The design idea behind it matters
Claude Code also added a set of small interaction details that make Agent View more usable.
Sessions that were not originally started under Agent View can be added into it with the /bg command. You can jump back to Agent View quickly with the left arrow key. Pressing Space shows recent conversation from a session and lets you reply quickly.
The pattern here is worth paying attention to. The goal is clearly to keep the user inside Agent View as much as possible, rather than pushing them into individual sessions.
That makes this more than a management panel layered on top of the old interaction model. It is an attempt to redefine the relationship between user and agent: not as a single chat window, but as a stateful task board.
Current problems
Even so, there are still some rough edges.
- It relies on a daemon process that stays resident, and I have already run into cases where it maxed out CPU usage.
- Each session starts its own Claude Code process, but it is not clear when those processes are supposed to shut down. It is easy to end up with a large number of Claude Code processes consuming system resources.

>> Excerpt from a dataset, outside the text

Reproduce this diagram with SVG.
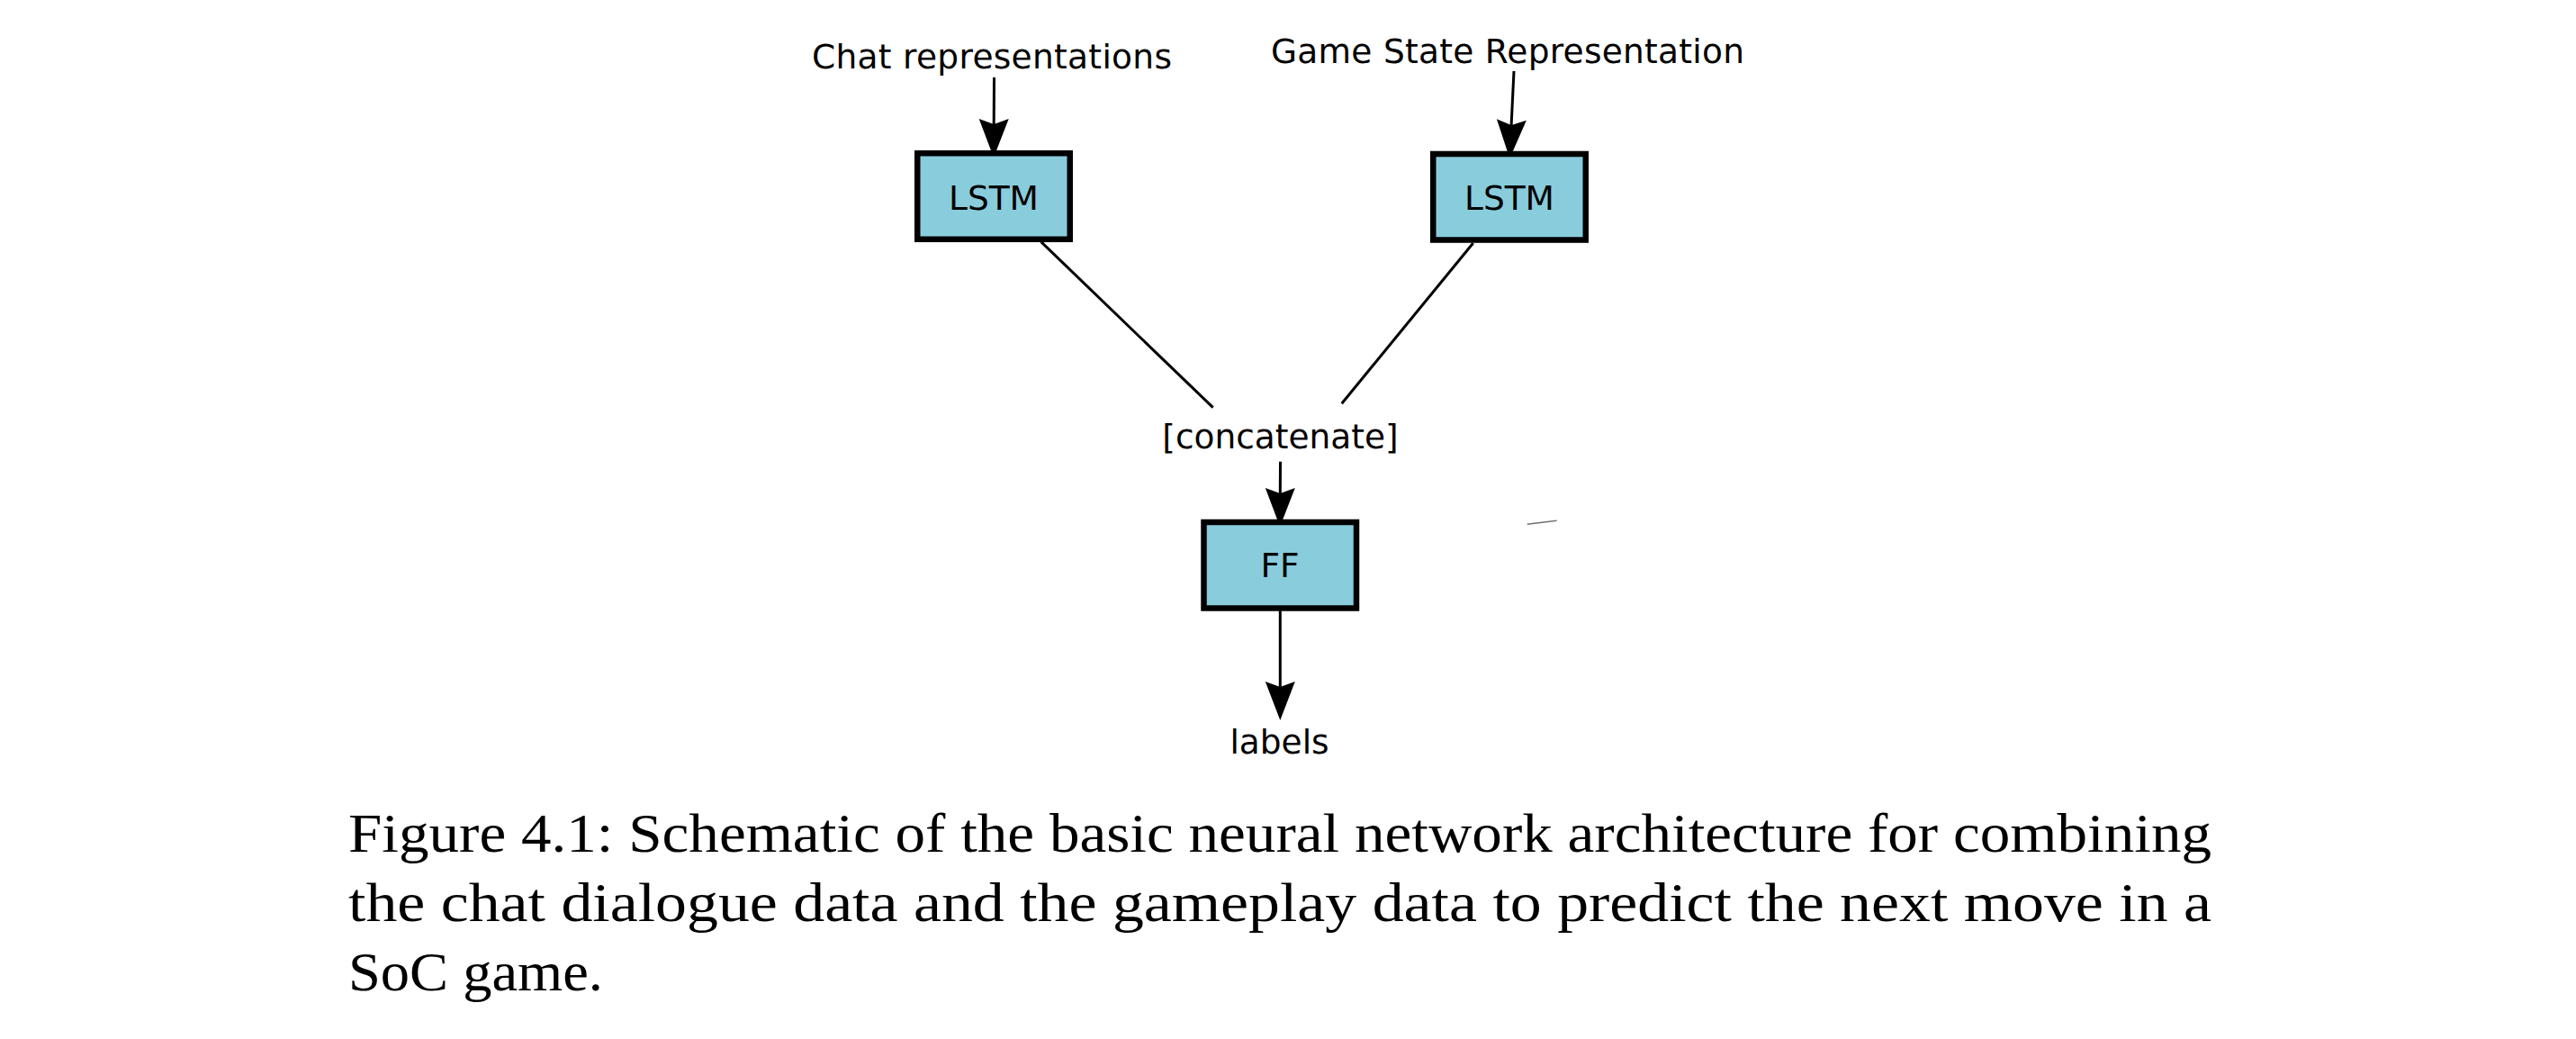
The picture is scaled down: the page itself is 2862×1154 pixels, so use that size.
<svg xmlns="http://www.w3.org/2000/svg" width="2862" height="1154" viewBox="0 0 2862 1154">
  <style>
    .bg { fill: #ffffff; }
    .box { fill: #89CCDC; stroke: #000000; stroke-width: 6.5; }
    .lbl { font-family: "DejaVu Sans", "Liberation Sans", sans-serif; font-size: 37.5px; fill: #000000; text-anchor: middle; }
    .edge { fill: none; stroke: #000000; stroke-width: 3; }
    .arrow { marker-end: url(#head); }
    .stray { fill: none; stroke: #707070; stroke-width: 1.5; }
    .cap { font-family: "Liberation Serif", "DejaVu Serif", serif; font-size: 62px; fill: #000000; }
  </style>
  <defs>
    <marker id="head" markerUnits="userSpaceOnUse" viewBox="0 -17 44 34" markerWidth="44" markerHeight="34" refX="6" refY="0" orient="auto" overflow="visible">
      <path d="M43,0 L0,-16.5 L6,0 L0,16.5 Z" fill="#000000"/>
    </marker>
  </defs>
  <rect class="bg" x="0" y="0" width="2862" height="1154"/>

  <g id="connectors">
    <line class="edge arrow" x1="1104.5" y1="86" x2="1104.2" y2="138"/>
    <line class="edge arrow" x1="1682" y1="79" x2="1679.1" y2="139"/>
    <line class="edge" x1="1156.7" y1="268.7" x2="1347.7" y2="452.7"/>
    <line class="edge" x1="1636.7" y1="270" x2="1490.7" y2="448.3"/>
    <line class="edge arrow" x1="1422.5" y1="512.7" x2="1422.3" y2="548"/>
    <line class="edge arrow" x1="1422.3" y1="678" x2="1422.3" y2="763"/>
    <line class="stray" x1="1696.7" y1="582.3" x2="1729.6" y2="578.3"/>
  </g>

  <g id="chat-input">
    <text class="lbl" x="1102" y="76" textLength="400" lengthAdjust="spacing">Chat representations</text>
  </g>
  <g id="game-input">
    <text class="lbl" x="1675" y="69.5" textLength="526" lengthAdjust="spacing">Game State Representation</text>
  </g>
  <g id="lstm-chat">
    <rect class="box" x="1019.25" y="170.25" width="169.5" height="95.5"/>
    <text class="lbl" x="1104" y="232.5">LSTM</text>
  </g>
  <g id="lstm-game">
    <rect class="box" x="1592.25" y="171" width="169.5" height="95.5"/>
    <text class="lbl" x="1677" y="233">LSTM</text>
  </g>
  <g id="concatenate">
    <text class="lbl" x="1422.5" y="498">[concatenate]</text>
  </g>
  <g id="ff">
    <rect class="box" x="1337.5" y="580" width="169.5" height="95.5"/>
    <text class="lbl" x="1422" y="641">FF</text>
  </g>
  <g id="labels">
    <text class="lbl" x="1421.5" y="837">labels</text>
  </g>

  <g id="caption">
    <text class="cap" x="387" y="946" textLength="2070" lengthAdjust="spacingAndGlyphs">Figure 4.1: Schematic of the basic neural network architecture for combining</text>
    <text class="cap" x="387" y="1023" textLength="2070" lengthAdjust="spacingAndGlyphs">the chat dialogue data and the gameplay data to predict the next move in a</text>
    <text class="cap" x="387" y="1100" textLength="283" lengthAdjust="spacingAndGlyphs">SoC game.</text>
  </g>
</svg>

- The input box behaves differently from the interface inside a session. For example, you cannot
@files there, and you cannot search history. - Slash commands only support skills right now. Other built-in commands, such as checking usage, still require entering the session itself.
- Worktree activation can fail. This may be related to my local git setup; if branch strategy rules are defined in an existing
CLAUDE.md, worktree may not be triggered.
None of these issues change my view of the direction. An interaction model like Agent View is going to become standard. Over time, attention will shift away from managing one session at a time and toward orchestrating more work at once.